Updated: Aug 1, 2019
by Konjo Lemons
Police brutality is one of multiple forms of extreme violence by police. Many organizations have been developed or organized to stop these crucial events from happening. According to Lesley Hauler, a multimedia journalist, “For every 1000 people killed by police, only one officer is convicted of a crime.” Many victims of police brutality have been falsely imprisoned or arrested. As many may know, the most involved race with police violence is African Americans. Violence against African Americans is so wide-spread, October 22 has been named the National Day of Protest to Stop Police Brutality.
In 2017, police killed 1,147 people, 25% of them were blacks, even though 13% of the population was African American. The question that needs to be answered is, “What needs to happen to end police violence for all races?” For this to be answered, you have to start with yourself.

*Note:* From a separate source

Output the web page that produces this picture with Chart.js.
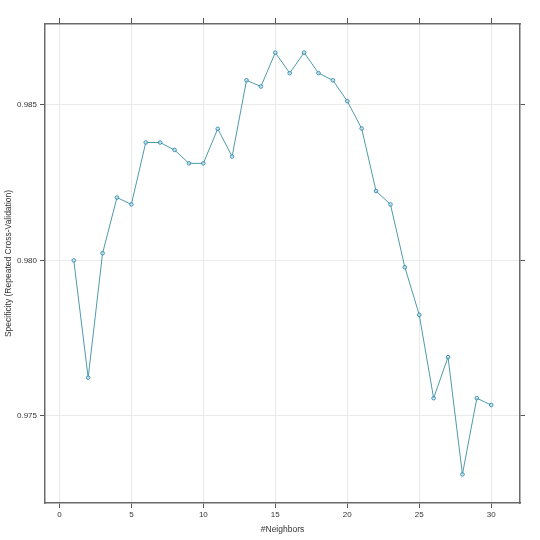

*Police brutality isn’t just about violence. It is also about other crimes, such as:
1. False Imprisonment or arrest.
2. Failure to obey the rights put in place for people who are held in custody before a trial.
3. Unreasonable search or seizure(the action of capturing someone or something using force).
4. Intentional and cruel execution.
*All American races, families, ages, classes, and genders have been exposed to police brutality.
*The great majority of victims dealing with police brutality have been African Americans.
*Organizations formed from police brutality
1. CUAPB (Communities United Against Police Brutality).
2. NAAPB (National Association Against Police Brutality)
*The National Day of Protest to Stop Police Brutality: According to the October 22 Coalition, this day has occurred every year since 1996, in hopes to bring together "those under the gun and those not under the gun as a powerful voice to expose the epidemic of police brutality”.
*The Coalition also works on the Stolen Lives Project, which documents cases of killings by law enforcement nationwide.